Before long, the Inquirer is the best-selling paper in New York. When that occurs, Kane throws a lavish party at the Inquirer offices in honor of … himself, complete with ice sculptures of him and a giant “K,” dancing girls, and a song paying tribute to his singular greatness:
There is a man
A certain man
And for the poor you may be sure that he’ll do all he can!
Who is this one?
This favorite son?
Just by his action has the traction magnates on the run!
Who loves to smoke?
Enjoys a joke?
And wouldn’t get a bit upset if he were really broke?
With wealth and fame
He’s still the same
I’ll bet you five you’re not alive if you don’t know his name!
What is his name?
It’s Charlie Kane!
He doesn’t like the Mister, he likes good old Charlie Kane!
Kane had always fancied himself a “man of the people,” a “friend of the working man.” He once told Thatcher that his job as publisher of the Inquirer was “to see to it that the decent, hard-working people of this community aren’t robbed blind by a pack of money-mad pirates.” His closest friends always knew he’d go into politics eventually, and the sky was the limit. When he became engaged to Emily Norton, the niece of the President of the United States, his business manager Mr. Bernstein told colleagues that “by the time he’s through, she’ll be a president’s wife.”
The putative road to the White House thus began with an independent run for governor in 1916, against an establishment candidate named Jim W. Geddes, whom Kane characterized as the head of a corrupt, crooked, dishonest, “downright villain[ous] … political machine.” Kane, master of contemporary mass media that he was, used his newspapers to promote his own campaign and attack his opponent, going so far as to publish images of Geddes in a prison uniform, and since he owned the paper his wild, scandalous accusations could go unchallenged. At a massive campaign rally, before an enormous portrait of himself with the name “KANE” in giant bold letters, he promised his supporters to thunderous applause that immediately upon taking office, he would “arrange for the indictment, prosecution and conviction” of his opponent.

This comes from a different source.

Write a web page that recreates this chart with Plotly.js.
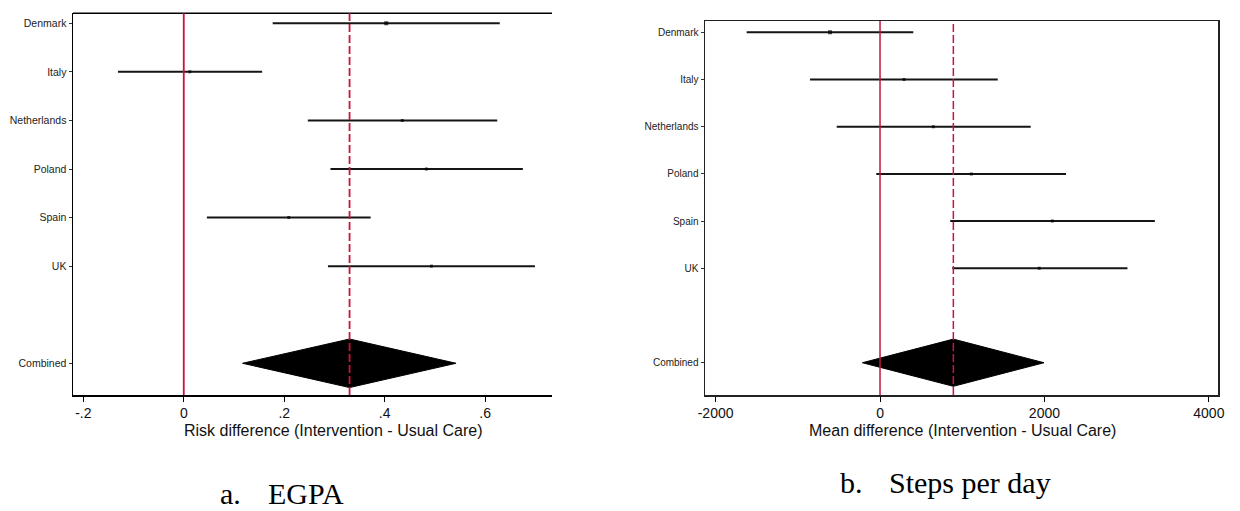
<!DOCTYPE html>
<html>
<head>
<meta charset="utf-8">
<script src="https://cdn.plot.ly/plotly-3.0.1.min.js"></script>
<style>
html,body{margin:0;padding:0;background:#fff;}
#chart{width:1240px;height:511px;}
</style>
</head>
<body>
<div id="chart"></div>
<script>
// ---- data ----
const countries = ['Denmark', 'Italy', 'Netherlands', 'Poland', 'Spain', 'UK'];
const pooledLabel = 'Combined';

// Panel a: EGPA, risk difference
const egpaEst = [0.403, 0.012, 0.435, 0.483, 0.209, 0.493];
const egpaLo  = [0.177, -0.131, 0.247, 0.292, 0.046, 0.287];
const egpaHi  = [0.629, 0.156, 0.624, 0.675, 0.372, 0.699];
const egpaPooledLo = 0.117, egpaPooledEst = 0.330, egpaPooledHi = 0.542;
const egpaTickVals = [-0.2, 0, 0.2, 0.4, 0.6];
const egpaTickText = ['-.2', '0', '.2', '.4', '.6'];
const egpaAxisTitle = 'Risk difference (Intervention - Usual Care)';
const egpaCaption = ['a.', 'EGPA'];

// Panel b: Steps per day, mean difference
const stepsEst = [-608, 292, 649, 1111, 2096, 1937];
const stepsLo  = [-1622, -852, -527, -45, 854, 879];
const stepsHi  = [405, 1432, 1833, 2263, 3343, 3010];
const stepsPooledLo = -215, stepsPooledEst = 892, stepsPooledHi = 1995;
const stepsTickVals = [-2000, 0, 2000, 4000];
const stepsTickText = ['-2000', '0', '2000', '4000'];
const stepsAxisTitle = 'Mean difference (Intervention - Usual Care)';
const stepsCaption = ['b.', 'Steps per day'];

// ---- layout helpers ----
const W = 1240, H = 511;
const px = v => v / W, py = v => 1 - v / H;
const RED = '#c8143c';
const rowY = countries.map((c, i) => countries.length + 1 - i); // 7..2
const pooledY = 0;
const allY = rowY.concat([pooledY]);
const allLabels = countries.concat([pooledLabel]);

function ciTrace(lo, hi, xa, ya) {
  const xs = [], ys = [];
  lo.forEach((l, i) => { xs.push(l, hi[i], null); ys.push(rowY[i], rowY[i], null); });
  return {x: xs, y: ys, xaxis: xa, yaxis: ya, mode: 'lines', type: 'scatter',
          line: {color: '#151515', width: 2}, hoverinfo: 'skip', showlegend: false};
}
function estTrace(est, xa, ya) {
  return {x: est, y: rowY, xaxis: xa, yaxis: ya, mode: 'markers', type: 'scatter',
          marker: {symbol: 'square', size: est.map((_, i) => i === 0 ? 4 : 3), color: '#000', line: {width: 0}},
          showlegend: false};
}
function diamondTrace(lo, est, hi, xa, ya) {
  return {x: [lo, est, hi, est, lo], y: [pooledY, pooledY + 0.5, pooledY, pooledY - 0.5, pooledY],
          xaxis: xa, yaxis: ya, mode: 'lines', type: 'scatter', fill: 'toself',
          fillcolor: '#000', line: {color: '#000', width: 1}, showlegend: false};
}

const data = [
  diamondTrace(egpaPooledLo, egpaPooledEst, egpaPooledHi, 'x', 'y'),
  ciTrace(egpaLo, egpaHi, 'x', 'y'),
  estTrace(egpaEst, 'x', 'y'),
  diamondTrace(stepsPooledLo, stepsPooledEst, stepsPooledHi, 'x2', 'y2'),
  ciTrace(stepsLo, stepsHi, 'x2', 'y2'),
  estTrace(stepsEst, 'x2', 'y2')
];

const tickFont = {family: 'Liberation Sans, Arial, sans-serif', size: 14, color: '#111'};
const yFont = {family: 'Liberation Sans, Arial, sans-serif', size: 10.5, color: '#222'};
const capFont = {family: 'Liberation Serif, Times New Roman, serif', size: 30, color: '#000'};

const layout = {
  width: W, height: H,
  margin: {l: 0, r: 0, t: 0, b: 0},
  paper_bgcolor: '#fff', plot_bgcolor: '#fff',
  showlegend: false,
  xaxis: {
    domain: [px(73), px(552)], range: [-0.2205, 0.733],
    tickvals: egpaTickVals, ticktext: egpaTickText,
    ticks: 'outside', ticklen: 5, tickwidth: 1, tickcolor: '#000',
    showline: true, linecolor: '#000', linewidth: 1.5,
    showgrid: false, zeroline: false, tickfont: tickFont, anchor: 'y'
  },
  yaxis: {
    domain: [py(395), py(13.3)], range: [-0.653, 7.206],
    tickvals: allY, ticktext: allLabels,
    ticks: 'outside', ticklen: 3, tickwidth: 1, tickcolor: '#333',
    showline: true, linecolor: '#000', linewidth: 1.5,
    showgrid: false, zeroline: false, tickfont: yFont, anchor: 'x'
  },
  xaxis2: {
    domain: [px(705), px(1218.3)], range: [-2129, 4115],
    tickvals: stepsTickVals, ticktext: stepsTickText,
    ticks: 'outside', ticklen: 5, tickwidth: 1, tickcolor: '#000',
    showline: true, mirror: true, linecolor: '#222', linewidth: 1.5,
    showgrid: false, zeroline: false, tickfont: tickFont, anchor: 'y2'
  },
  yaxis2: {
    domain: [py(395), py(21)], range: [-0.684, 7.24],
    tickvals: allY, ticktext: allLabels,
    ticks: 'outside', ticklen: 3, tickwidth: 1, tickcolor: '#333',
    showline: true, mirror: true, linecolor: '#222', linewidth: 1.5,
    showgrid: false, zeroline: false, tickfont: {family: yFont.family, size: 10, color: '#222'}, anchor: 'x2'
  },
  shapes: [
    {type: 'line', xref: 'x domain', yref: 'y domain', x0: 0, x1: 1, y0: 1, y1: 1, line: {color: '#000', width: 1.5}},
    {type: 'line', xref: 'x', yref: 'y domain', x0: 0, x1: 0, y0: 0, y1: 1, line: {color: RED, width: 1.8}},
    {type: 'line', xref: 'x', yref: 'y domain', x0: egpaPooledEst, x1: egpaPooledEst, y0: 0, y1: 1, line: {color: RED, width: 1.8, dash: '8px,3px'}},
    {type: 'line', xref: 'x2', yref: 'y2 domain', x0: 0, x1: 0, y0: 0, y1: 1, line: {color: RED, width: 1.5}},
    {type: 'line', xref: 'x2', yref: 'y2 domain', x0: stepsPooledEst, x1: stepsPooledEst, y0: 0, y1: 1, line: {color: RED, width: 1.5, dash: '8px,3px'}}
  ],
  annotations: [
    {text: egpaAxisTitle, xref: 'paper', yref: 'paper', x: px(333.3), y: py(430), xanchor: 'center', yanchor: 'middle',
     showarrow: false, font: {family: 'Liberation Sans, Arial, sans-serif', size: 16, color: '#111'}},
    {text: stepsAxisTitle, xref: 'paper', yref: 'paper', x: px(962), y: py(430), xanchor: 'center', yanchor: 'middle',
     showarrow: false, font: {family: 'Liberation Sans, Arial, sans-serif', size: 16, color: '#111'}},
    {text: egpaCaption[0], xref: 'paper', yref: 'paper', x: px(219), y: 0, xanchor: 'left', yanchor: 'bottom',
     showarrow: false, font: capFont, borderpad: 0},
    {text: egpaCaption[1], xref: 'paper', yref: 'paper', x: px(267), y: 0, xanchor: 'left', yanchor: 'bottom',
     showarrow: false, font: capFont, borderpad: 0},
    {text: stepsCaption[0], xref: 'paper', yref: 'paper', x: px(838), y: py(482), xanchor: 'left', yanchor: 'middle',
     showarrow: false, font: capFont},
    {text: stepsCaption[1], xref: 'paper', yref: 'paper', x: px(887), y: py(482), xanchor: 'left', yanchor: 'middle',
     showarrow: false, font: capFont}
  ]
};

Plotly.newPlot('chart', data, layout, {staticPlot: true, displayModeBar: false});
</script>
</body>
</html>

Unfortunately for Kane, just before the election he found himself caught up in a scandal of his own. A splash of mud from a passing carriage had led him to the apartment of a pretty young music-store clerk named Susan Alexander, with whom he soon began what appeared to be a minor love affair. Somehow Geddes found out about this, told Kane’s wife and threatened to go public with it if Kane refused to concede the election. Kane, ever prideful, refuses to back down; “There’s only one person in the world to decide what I’m going to do, and that’s me.” Geddes suggests that the consequences might serve as a lesson to Kane, but for a man like him one lesson won’t suffice — and won’t be the last. “Don’t worry about me!” Kane bellows as Geddes leaves the building, “I’m CHARLES FOSTER KANE!!!” As if that alone were enough.
The scandal breaks, Kane loses the election, and his Inquirer is forced to run the headline: “KANE DEFEATED: FRAUD AT POLLS!” His wife divorces him (and later dies, offscreen, “in a motor accident with their son,” the film’s only major plot hole), he marries Susan Alexander, tries to turn her into an opera singer (with ear-splitting results) and builds a multi-million-dollar opera house in Chicago just to provide a venue for her to perform. Then he proceeds to build Xanadu, a vast palatial estate the size of a rural county, filled with everything from a zoo to an aquarium to a golf course to a beach resort to a seemingly endless collection of objets d’art from all over the world. At its center, on top of this man-made mountain, is a castle so big and ostentatious that it dwarfs Versailles. Xanadu, as the opening newsreel describes it, is “the costliest monument a man has built to himself.”
Throughout all of this, Kane’s conscience is represented by his old friend Jedidiah Leland, who seems to be the only person in Kane’s orbit who can ever tell the man what he really thinks of him. Leland, drunk and exhausted, lays into Kane the night of the election after his defeat has become inevitable:
You don’t care about anything except you. You just want to persuade people that you love them so much that they ought to love you back, only you want love on your own terms. Something to be played your way, according to your rules.
When the reporter interviewed Leland after Kane’s death, Leland had this to say, about Kane and Xanadu:
All he really wanted out of life was love. That’s Charlie’s story, how he lost it. You see, he just didn’t have any to give. He loved Charlie Kane, of course, very dearly ... He was always trying to prove something. ... He was disappointed in the world, so he built one of his own, an absolute monarchy.
For all his flaws, Kane was never violent or abusive. But he did lose his temper once, when his wife Susan, like his old friend Leland, did the one thing he could not abide, viz., tell him exactly who and what he was, to his face:
Sure! I’m Charles Foster Kane! Anything you want, just name it, and it’s yours! But you’ve got to love me!
Remind you of anyone you know?
Obviously there are differences between Kane and Trump, and Trump’s story has not been fully written yet. His rise has yet to reach its apex, as Kane’s did when he promised to put his opponent in prison if he won the election. It’s unlikely that Trump’s candidacy and political career will be derailed by scandal as Kane’s was. And Kane had no adult children; Trump will almost certainly not die alone, nor be left to do nothing but contemplate the loss of his own Rosebud, whatever that might be.
What will Trump do if he loses in November? Will he construct a new venue for Melania’s modeling career? Will he build another Xanadu, another monument to himself, more gargantuan than the ones he’s already built? Will anyone be his Jedidiah Leland?
The movie doesn’t really ask us to consider what kind of person, state or country would vote for someone like Kane, or what the world would be like should he actually achieve high elected office. It may tell us something about Donald Trump, but it doesn’t really tell us what to do about him.